**YOUR TASK**
Quote the records exactly, starting at the first line and stopping after the line with "import plotly.graph_objects as go"; skip the pictures.

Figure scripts

*****

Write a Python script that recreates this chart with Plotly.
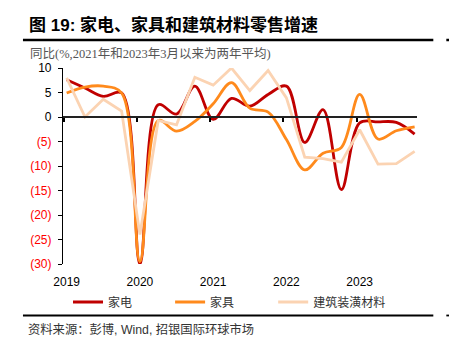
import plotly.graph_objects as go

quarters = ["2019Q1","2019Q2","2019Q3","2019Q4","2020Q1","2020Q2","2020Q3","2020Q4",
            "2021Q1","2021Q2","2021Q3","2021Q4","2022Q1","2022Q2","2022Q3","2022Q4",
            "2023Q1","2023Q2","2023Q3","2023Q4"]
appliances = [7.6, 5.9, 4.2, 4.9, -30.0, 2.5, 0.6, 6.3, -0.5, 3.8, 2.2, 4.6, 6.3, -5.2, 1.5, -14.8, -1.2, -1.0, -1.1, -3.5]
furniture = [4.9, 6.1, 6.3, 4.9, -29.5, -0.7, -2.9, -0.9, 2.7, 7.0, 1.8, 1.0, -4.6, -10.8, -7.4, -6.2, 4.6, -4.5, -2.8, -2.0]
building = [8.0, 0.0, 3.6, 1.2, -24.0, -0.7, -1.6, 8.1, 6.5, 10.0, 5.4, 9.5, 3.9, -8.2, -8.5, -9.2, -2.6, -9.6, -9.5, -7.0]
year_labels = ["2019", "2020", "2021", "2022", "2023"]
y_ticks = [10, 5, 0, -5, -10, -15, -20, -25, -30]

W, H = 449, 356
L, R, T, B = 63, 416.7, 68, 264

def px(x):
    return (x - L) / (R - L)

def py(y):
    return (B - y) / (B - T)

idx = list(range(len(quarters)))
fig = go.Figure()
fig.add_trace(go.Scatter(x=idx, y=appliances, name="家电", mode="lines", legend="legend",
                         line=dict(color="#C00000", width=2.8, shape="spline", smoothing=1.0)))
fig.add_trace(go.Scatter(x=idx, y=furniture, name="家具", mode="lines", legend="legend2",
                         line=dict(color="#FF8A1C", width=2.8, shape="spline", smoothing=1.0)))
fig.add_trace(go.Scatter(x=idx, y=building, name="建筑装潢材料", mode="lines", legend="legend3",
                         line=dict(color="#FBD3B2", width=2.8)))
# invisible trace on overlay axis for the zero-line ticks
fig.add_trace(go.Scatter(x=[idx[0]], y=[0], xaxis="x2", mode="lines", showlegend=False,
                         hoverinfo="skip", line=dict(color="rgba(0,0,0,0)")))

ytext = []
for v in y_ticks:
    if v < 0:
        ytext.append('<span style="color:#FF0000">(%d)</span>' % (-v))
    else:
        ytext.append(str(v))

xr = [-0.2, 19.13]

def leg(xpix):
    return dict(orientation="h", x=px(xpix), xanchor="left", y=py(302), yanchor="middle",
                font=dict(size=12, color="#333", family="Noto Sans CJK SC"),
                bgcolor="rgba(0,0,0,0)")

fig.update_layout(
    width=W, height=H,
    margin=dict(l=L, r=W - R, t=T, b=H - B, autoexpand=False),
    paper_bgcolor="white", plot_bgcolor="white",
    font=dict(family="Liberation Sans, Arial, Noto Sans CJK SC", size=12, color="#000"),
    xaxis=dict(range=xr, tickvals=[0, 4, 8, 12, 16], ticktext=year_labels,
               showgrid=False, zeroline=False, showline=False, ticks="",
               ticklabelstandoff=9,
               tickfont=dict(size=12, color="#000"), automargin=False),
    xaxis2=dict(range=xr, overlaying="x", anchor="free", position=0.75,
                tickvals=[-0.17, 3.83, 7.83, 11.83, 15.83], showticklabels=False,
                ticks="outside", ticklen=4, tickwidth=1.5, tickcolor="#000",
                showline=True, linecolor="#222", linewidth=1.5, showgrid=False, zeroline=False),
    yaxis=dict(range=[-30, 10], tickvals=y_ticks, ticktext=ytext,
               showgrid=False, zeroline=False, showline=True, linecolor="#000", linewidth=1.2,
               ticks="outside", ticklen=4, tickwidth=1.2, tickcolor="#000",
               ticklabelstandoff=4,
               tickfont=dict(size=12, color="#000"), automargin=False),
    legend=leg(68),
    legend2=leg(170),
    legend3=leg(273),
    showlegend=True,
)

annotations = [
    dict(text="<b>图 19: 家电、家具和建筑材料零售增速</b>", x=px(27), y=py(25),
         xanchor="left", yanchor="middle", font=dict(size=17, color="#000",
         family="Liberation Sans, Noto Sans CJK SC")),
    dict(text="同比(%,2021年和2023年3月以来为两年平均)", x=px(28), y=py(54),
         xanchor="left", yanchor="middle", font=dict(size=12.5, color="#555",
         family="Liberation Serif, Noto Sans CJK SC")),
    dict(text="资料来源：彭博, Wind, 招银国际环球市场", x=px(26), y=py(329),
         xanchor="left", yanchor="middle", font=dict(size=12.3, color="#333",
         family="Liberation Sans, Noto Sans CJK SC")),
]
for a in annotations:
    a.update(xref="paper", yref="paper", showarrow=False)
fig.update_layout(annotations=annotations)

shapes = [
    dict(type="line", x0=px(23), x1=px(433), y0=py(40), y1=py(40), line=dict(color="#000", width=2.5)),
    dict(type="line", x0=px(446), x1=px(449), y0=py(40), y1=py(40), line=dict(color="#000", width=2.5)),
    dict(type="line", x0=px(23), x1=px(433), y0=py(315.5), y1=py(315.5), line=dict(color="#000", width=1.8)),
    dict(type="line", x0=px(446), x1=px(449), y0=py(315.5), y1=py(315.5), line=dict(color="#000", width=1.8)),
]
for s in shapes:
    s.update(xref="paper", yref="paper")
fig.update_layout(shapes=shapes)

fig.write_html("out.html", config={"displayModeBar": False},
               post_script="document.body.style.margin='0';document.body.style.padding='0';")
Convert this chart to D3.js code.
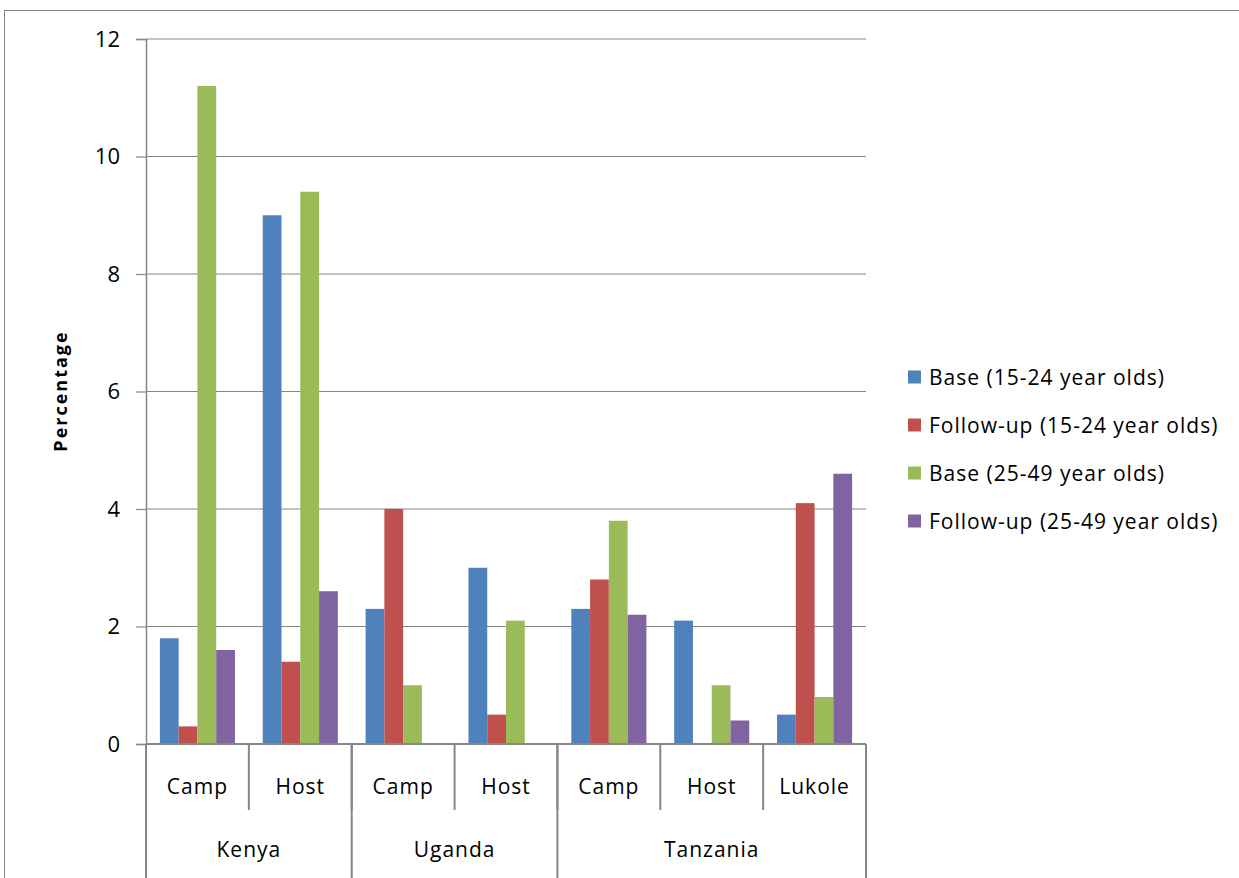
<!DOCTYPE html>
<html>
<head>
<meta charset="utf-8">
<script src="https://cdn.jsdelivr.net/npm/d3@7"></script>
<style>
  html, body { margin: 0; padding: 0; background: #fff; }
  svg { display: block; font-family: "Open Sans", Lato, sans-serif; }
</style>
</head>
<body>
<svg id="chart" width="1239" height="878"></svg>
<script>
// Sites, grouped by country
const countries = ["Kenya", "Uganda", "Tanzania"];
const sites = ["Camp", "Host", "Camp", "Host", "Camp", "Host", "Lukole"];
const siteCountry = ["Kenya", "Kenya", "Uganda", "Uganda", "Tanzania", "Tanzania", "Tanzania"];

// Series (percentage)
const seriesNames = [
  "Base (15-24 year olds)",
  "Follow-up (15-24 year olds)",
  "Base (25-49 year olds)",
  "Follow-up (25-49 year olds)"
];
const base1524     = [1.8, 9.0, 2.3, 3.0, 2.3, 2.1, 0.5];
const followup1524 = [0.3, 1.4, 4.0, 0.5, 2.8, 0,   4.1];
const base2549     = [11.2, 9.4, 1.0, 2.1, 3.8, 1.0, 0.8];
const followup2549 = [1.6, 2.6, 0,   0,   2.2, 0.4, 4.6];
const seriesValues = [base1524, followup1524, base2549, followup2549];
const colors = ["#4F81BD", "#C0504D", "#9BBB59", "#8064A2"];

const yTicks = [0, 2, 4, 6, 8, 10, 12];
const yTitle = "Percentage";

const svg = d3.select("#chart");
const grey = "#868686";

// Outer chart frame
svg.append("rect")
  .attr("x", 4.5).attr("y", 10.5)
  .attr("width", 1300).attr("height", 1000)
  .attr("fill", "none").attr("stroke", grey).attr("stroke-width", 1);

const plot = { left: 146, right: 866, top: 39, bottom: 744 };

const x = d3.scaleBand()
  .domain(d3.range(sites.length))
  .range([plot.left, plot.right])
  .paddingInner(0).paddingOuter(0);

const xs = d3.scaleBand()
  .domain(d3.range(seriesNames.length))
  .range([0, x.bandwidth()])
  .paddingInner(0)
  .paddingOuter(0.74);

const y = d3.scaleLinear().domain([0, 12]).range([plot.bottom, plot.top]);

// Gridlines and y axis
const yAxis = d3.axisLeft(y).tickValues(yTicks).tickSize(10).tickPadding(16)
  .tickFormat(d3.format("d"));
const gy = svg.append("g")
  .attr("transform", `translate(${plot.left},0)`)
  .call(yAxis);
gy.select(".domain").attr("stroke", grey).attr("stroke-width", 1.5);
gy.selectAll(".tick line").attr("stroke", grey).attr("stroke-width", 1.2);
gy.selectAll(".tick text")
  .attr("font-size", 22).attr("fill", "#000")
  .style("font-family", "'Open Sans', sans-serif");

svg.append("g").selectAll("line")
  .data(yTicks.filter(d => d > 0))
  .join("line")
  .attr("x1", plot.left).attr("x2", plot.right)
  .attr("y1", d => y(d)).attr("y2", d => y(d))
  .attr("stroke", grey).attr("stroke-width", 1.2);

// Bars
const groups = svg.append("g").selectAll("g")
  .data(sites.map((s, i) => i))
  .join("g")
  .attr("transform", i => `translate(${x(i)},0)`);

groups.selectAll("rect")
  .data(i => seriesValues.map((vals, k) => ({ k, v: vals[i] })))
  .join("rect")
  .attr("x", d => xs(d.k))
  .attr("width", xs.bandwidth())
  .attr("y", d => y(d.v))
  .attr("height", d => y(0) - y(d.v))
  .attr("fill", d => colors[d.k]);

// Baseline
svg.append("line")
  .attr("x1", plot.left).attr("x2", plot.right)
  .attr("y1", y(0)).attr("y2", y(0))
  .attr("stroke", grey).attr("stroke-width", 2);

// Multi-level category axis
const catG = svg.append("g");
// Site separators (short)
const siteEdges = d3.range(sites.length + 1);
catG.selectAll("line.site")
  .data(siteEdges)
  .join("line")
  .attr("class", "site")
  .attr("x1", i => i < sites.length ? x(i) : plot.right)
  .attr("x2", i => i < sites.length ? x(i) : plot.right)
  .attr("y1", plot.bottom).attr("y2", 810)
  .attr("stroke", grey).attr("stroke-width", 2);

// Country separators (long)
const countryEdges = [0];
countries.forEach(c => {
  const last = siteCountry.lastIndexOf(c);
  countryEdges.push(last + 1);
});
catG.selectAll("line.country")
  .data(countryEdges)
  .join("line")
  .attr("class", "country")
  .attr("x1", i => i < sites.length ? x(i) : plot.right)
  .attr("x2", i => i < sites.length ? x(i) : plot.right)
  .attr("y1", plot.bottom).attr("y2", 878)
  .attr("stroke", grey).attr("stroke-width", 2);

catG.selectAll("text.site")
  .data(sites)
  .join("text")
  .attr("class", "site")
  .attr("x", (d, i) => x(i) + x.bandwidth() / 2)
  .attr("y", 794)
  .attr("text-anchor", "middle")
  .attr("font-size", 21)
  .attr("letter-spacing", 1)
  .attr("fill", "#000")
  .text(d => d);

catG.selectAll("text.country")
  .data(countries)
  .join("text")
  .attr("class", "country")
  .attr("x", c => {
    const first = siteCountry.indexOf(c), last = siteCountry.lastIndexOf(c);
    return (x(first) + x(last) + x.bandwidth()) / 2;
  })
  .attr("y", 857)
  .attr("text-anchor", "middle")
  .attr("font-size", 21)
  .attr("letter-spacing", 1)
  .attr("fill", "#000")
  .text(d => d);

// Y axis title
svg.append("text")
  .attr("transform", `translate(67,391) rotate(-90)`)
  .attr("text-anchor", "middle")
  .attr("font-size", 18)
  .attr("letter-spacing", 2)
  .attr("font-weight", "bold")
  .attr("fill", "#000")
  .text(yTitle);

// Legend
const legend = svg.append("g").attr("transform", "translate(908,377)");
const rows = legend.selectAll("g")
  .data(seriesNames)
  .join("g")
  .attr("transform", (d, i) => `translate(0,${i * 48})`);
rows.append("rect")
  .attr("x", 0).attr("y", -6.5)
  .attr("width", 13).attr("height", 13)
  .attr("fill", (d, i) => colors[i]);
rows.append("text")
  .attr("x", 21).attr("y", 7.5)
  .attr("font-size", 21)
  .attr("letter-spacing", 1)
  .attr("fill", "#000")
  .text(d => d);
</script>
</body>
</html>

*****

**ANSWER TO THIS EXERCISE**
Write a Python script that recreates this chart with Plotly.
import plotly.graph_objects as go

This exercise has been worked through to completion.